- [Task]:
Only the pictures are omitted; repeat all other data exactly.

- [Recorded data]:
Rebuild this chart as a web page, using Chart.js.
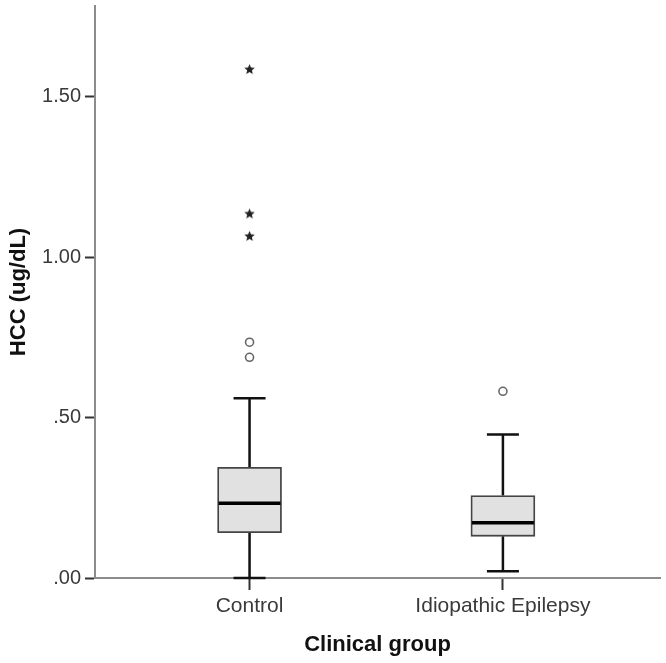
<!DOCTYPE html>
<html><head><meta charset="utf-8">
<script src="https://cdn.jsdelivr.net/npm/chart.js@4/dist/chart.umd.min.js"></script>
<style>html,body{margin:0;padding:0;background:#fff}#wrap{width:666px;height:663px}</style>
</head><body><div id="wrap"><canvas id="c" width="666" height="663"></canvas></div>
<script>
const categories = ['Control', 'Idiopathic Epilepsy'];
const whiskerLow = [0.000, 0.021];
const q1 = [0.141, 0.130];
const median = [0.233, 0.172];
const q3 = [0.345, 0.257];
const whiskerHigh = [0.560, 0.447];
const outlierGroup = [0, 0, 1];
const outlierValues = [0.735, 0.688, 0.582];
const extremeGroup = [0, 0, 0];
const extremeValues = [1.585, 1.135, 1.065];
const yTickValues = [0, 0.5, 1.0, 1.5];
const yTickLabels = ['.00', '.50', '1.00', '1.50'];
const yTitle = 'HCC (ug/dL)';
const xTitle = 'Clinical group';

const FONT = "'Liberation Sans', Arial, sans-serif";

function makeStar(r, color) {
  const s = Math.ceil(r * 2 + 2);
  const c = document.createElement('canvas');
  c.width = s; c.height = s;
  const g = c.getContext('2d');
  g.fillStyle = color;
  g.beginPath();
  for (let i = 0; i < 10; i++) {
    const rad = i % 2 ? r * 0.45 : r;
    const a = -Math.PI / 2 + i * Math.PI / 5;
    g.lineTo(s / 2 + rad * Math.cos(a), s / 2 + rad * Math.sin(a));
  }
  g.closePath();
  g.fill();
  return c;
}

const boxParts = {
  id: 'boxParts',
  beforeDatasetsDraw(chart) {
    const x = chart.scales.x, y = chart.scales.y, ctx = chart.ctx;
    ctx.save();
    ctx.strokeStyle = '#111';
    ctx.lineWidth = 2.5;
    const capHalf = 16;
    categories.forEach((_, i) => {
      const px = x.getPixelForValue(i);
      const lo = y.getPixelForValue(whiskerLow[i]);
      const hi = y.getPixelForValue(whiskerHigh[i]);
      ctx.beginPath();
      ctx.moveTo(px, lo);
      ctx.lineTo(px, y.getPixelForValue(q1[i]));
      ctx.moveTo(px, y.getPixelForValue(q3[i]));
      ctx.lineTo(px, hi);
      ctx.moveTo(px - capHalf, lo); ctx.lineTo(px + capHalf, lo);
      ctx.moveTo(px - capHalf, hi); ctx.lineTo(px + capHalf, hi);
      ctx.stroke();
    });
    ctx.restore();
  },
  afterDatasetsDraw(chart) {
    const x = chart.scales.x, y = chart.scales.y, ctx = chart.ctx;
    ctx.save();
    ctx.strokeStyle = '#000';
    ctx.lineWidth = 3.5;
    const half = 31;
    categories.forEach((_, i) => {
      const px = x.getPixelForValue(i);
      const py = y.getPixelForValue(median[i]);
      ctx.beginPath();
      ctx.moveTo(px - half, py); ctx.lineTo(px + half, py);
      ctx.stroke();
    });
    ctx.restore();
  }
};

new Chart(document.getElementById('c'), {
  type: 'scatter',
  data: {
    datasets: [
      {
        type: 'scatter',
        data: extremeGroup.map((g, i) => ({ x: g, y: extremeValues[i] })),
        pointStyle: makeStar(5.5, '#222'),
        pointRadius: 5
      },
      {
        type: 'scatter',
        data: outlierGroup.map((g, i) => ({ x: g, y: outlierValues[i] })),
        pointStyle: 'circle',
        pointRadius: 4,
        borderColor: '#666',
        backgroundColor: '#fff',
        borderWidth: 1.6
      },
      {
        type: 'bar',
        data: categories.map((_, i) => ({ x: i, y: [q1[i], q3[i]] })),
        backgroundColor: '#e1e1e1',
        borderColor: '#444',
        borderWidth: 1.8,
        borderSkipped: false,
        barThickness: 64
      }
    ]
  },
  options: {
    responsive: false,
    animation: false,
    layout: { padding: { top: 5, right: 4, left: 0, bottom: 0 } },
    plugins: { legend: { display: false }, tooltip: { enabled: false } },
    scales: {
      x: {
        type: 'linear',
        offset: false,
        min: -0.61,
        max: 1.62,
        afterBuildTicks: s => { s.ticks = categories.map((_, i) => ({ value: i })); },
        afterFit: s => { s.height = 85; s.paddingLeft = 0; s.paddingRight = 0; },
        ticks: {
          callback: v => categories[v] ?? '',
          font: { family: FONT, size: 21 },
          color: '#3a3a3a',
          padding: 4,
          maxRotation: 0,
          autoSkip: false
        },
        grid: { offset: false, drawOnChartArea: false, drawTicks: true, tickLength: 12, tickWidth: 2, tickColor: '#333' },
        border: { display: true, color: '#8c8c8c', width: 2 },
        title: {
          display: true, text: xTitle, color: '#111',
          font: { family: FONT, size: 22, weight: 'bold', lineHeight: 1.2 },
          padding: { top: 0, bottom: 5 }
        }
      },
      y: {
        type: 'linear',
        min: 0,
        max: 1.783,
        afterBuildTicks: s => { s.ticks = yTickValues.map(v => ({ value: v })); },
        afterFit: s => { s.width = 95; s.paddingTop = 0; s.paddingBottom = 0; },
        ticks: {
          callback: v => { const k = yTickValues.indexOf(v); return k >= 0 ? yTickLabels[k] : ''; },
          font: { family: FONT, size: 20 },
          color: '#3a3a3a',
          padding: 4
        },
        grid: { drawOnChartArea: false, drawTicks: true, tickLength: 10, tickWidth: 2, tickColor: '#333' },
        border: { display: true, color: '#8c8c8c', width: 2 },
        title: {
          display: true, text: yTitle, color: '#111',
          font: { family: FONT, size: 22, weight: 'bold', lineHeight: 1.2 },
          padding: { top: 6, bottom: 0 }
        }
      }
    }
  },
  plugins: [boxParts]
});
</script>
</body></html>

- [Output of the exercise]:
Rebuild this chart as a web page, using Chart.js.
<!DOCTYPE html>
<html><head><meta charset="utf-8">
<script src="https://cdn.jsdelivr.net/npm/chart.js@4/dist/chart.umd.min.js"></script>
<style>html,body{margin:0;padding:0;background:#fff}#wrap{width:666px;height:663px}</style>
</head><body><div id="wrap"><canvas id="c" width="666" height="663"></canvas></div>
<script>
const categories = ['Control', 'Idiopathic Epilepsy'];
const whiskerLow = [0.000, 0.021];
const q1 = [0.141, 0.130];
const median = [0.233, 0.172];
const q3 = [0.345, 0.257];
const whiskerHigh = [0.560, 0.447];
const outlierGroup = [0, 0, 1];
const outlierValues = [0.735, 0.688, 0.582];
const extremeGroup = [0, 0, 0];
const extremeValues = [1.585, 1.135, 1.065];
const yTickValues = [0, 0.5, 1.0, 1.5];
const yTickLabels = ['.00', '.50', '1.00', '1.50'];
const yTitle = 'HCC (ug/dL)';
const xTitle = 'Clinical group';

const FONT = "'Liberation Sans', Arial, sans-serif";

function makeStar(r, color) {
  const s = Math.ceil(r * 2 + 2);
  const c = document.createElement('canvas');
  c.width = s; c.height = s;
  const g = c.getContext('2d');
  g.fillStyle = color;
  g.beginPath();
  for (let i = 0; i < 10; i++) {
    const rad = i % 2 ? r * 0.45 : r;
    const a = -Math.PI / 2 + i * Math.PI / 5;
    g.lineTo(s / 2 + rad * Math.cos(a), s / 2 + rad * Math.sin(a));
  }
  g.closePath();
  g.fill();
  return c;
}

const boxParts = {
  id: 'boxParts',
  beforeDatasetsDraw(chart) {
    const x = chart.scales.x, y = chart.scales.y, ctx = chart.ctx;
    ctx.save();
    ctx.strokeStyle = '#111';
    ctx.lineWidth = 2.5;
    const capHalf = 16;
    categories.forEach((_, i) => {
      const px = x.getPixelForValue(i);
      const lo = y.getPixelForValue(whiskerLow[i]);
      const hi = y.getPixelForValue(whiskerHigh[i]);
      ctx.beginPath();
      ctx.moveTo(px, lo);
      ctx.lineTo(px, y.getPixelForValue(q1[i]));
      ctx.moveTo(px, y.getPixelForValue(q3[i]));
      ctx.lineTo(px, hi);
      ctx.moveTo(px - capHalf, lo); ctx.lineTo(px + capHalf, lo);
      ctx.moveTo(px - capHalf, hi); ctx.lineTo(px + capHalf, hi);
      ctx.stroke();
    });
    ctx.restore();
  },
  afterDatasetsDraw(chart) {
    const x = chart.scales.x, y = chart.scales.y, ctx = chart.ctx;
    ctx.save();
    ctx.strokeStyle = '#000';
    ctx.lineWidth = 3.5;
    const half = 31;
    categories.forEach((_, i) => {
      const px = x.getPixelForValue(i);
      const py = y.getPixelForValue(median[i]);
      ctx.beginPath();
      ctx.moveTo(px - half, py); ctx.lineTo(px + half, py);
      ctx.stroke();
    });
    ctx.restore();
  }
};

new Chart(document.getElementById('c'), {
  type: 'scatter',
  data: {
    datasets: [
      {
        type: 'scatter',
        data: extremeGroup.map((g, i) => ({ x: g, y: extremeValues[i] })),
        pointStyle: makeStar(5.5, '#222'),
        pointRadius: 5
      },
      {
        type: 'scatter',
        data: outlierGroup.map((g, i) => ({ x: g, y: outlierValues[i] })),
        pointStyle: 'circle',
        pointRadius: 4,
        borderColor: '#666',
        backgroundColor: '#fff',
        borderWidth: 1.6
      },
      {
        type: 'bar',
        data: categories.map((_, i) => ({ x: i, y: [q1[i], q3[i]] })),
        backgroundColor: '#e1e1e1',
        borderColor: '#444',
        borderWidth: 1.8,
        borderSkipped: false,
        barThickness: 64
      }
    ]
  },
  options: {
    responsive: false,
    animation: false,
    layout: { padding: { top: 5, right: 4, left: 0, bottom: 0 } },
    plugins: { legend: { display: false }, tooltip: { enabled: false } },
    scales: {
      x: {
        type: 'linear',
        offset: false,
        min: -0.61,
        max: 1.62,
        afterBuildTicks: s => { s.ticks = categories.map((_, i) => ({ value: i })); },
        afterFit: s => { s.height = 85; s.paddingLeft = 0; s.paddingRight = 0; },
        ticks: {
          callback: v => categories[v] ?? '',
          font: { family: FONT, size: 21 },
          color: '#3a3a3a',
          padding: 4,
          maxRotation: 0,
          autoSkip: false
        },
        grid: { offset: false, drawOnChartArea: false, drawTicks: true, tickLength: 12, tickWidth: 2, tickColor: '#333' },
        border: { display: true, color: '#8c8c8c', width: 2 },
        title: {
          display: true, text: xTitle, color: '#111',
          font: { family: FONT, size: 22, weight: 'bold', lineHeight: 1.2 },
          padding: { top: 0, bottom: 5 }
        }
      },
      y: {
        type: 'linear',
        min: 0,
        max: 1.783,
        afterBuildTicks: s => { s.ticks = yTickValues.map(v => ({ value: v })); },
        afterFit: s => { s.width = 95; s.paddingTop = 0; s.paddingBottom = 0; },
        ticks: {
          callback: v => { const k = yTickValues.indexOf(v); return k >= 0 ? yTickLabels[k] : ''; },
          font: { family: FONT, size: 20 },
          color: '#3a3a3a',
          padding: 4
        },
        grid: { drawOnChartArea: false, drawTicks: true, tickLength: 10, tickWidth: 2, tickColor: '#333' },
        border: { display: true, color: '#8c8c8c', width: 2 },
        title: {
          display: true, text: yTitle, color: '#111',
          font: { family: FONT, size: 22, weight: 'bold', lineHeight: 1.2 },
          padding: { top: 6, bottom: 0 }
        }
      }
    }
  },
  plugins: [boxParts]
});
</script>
</body></html>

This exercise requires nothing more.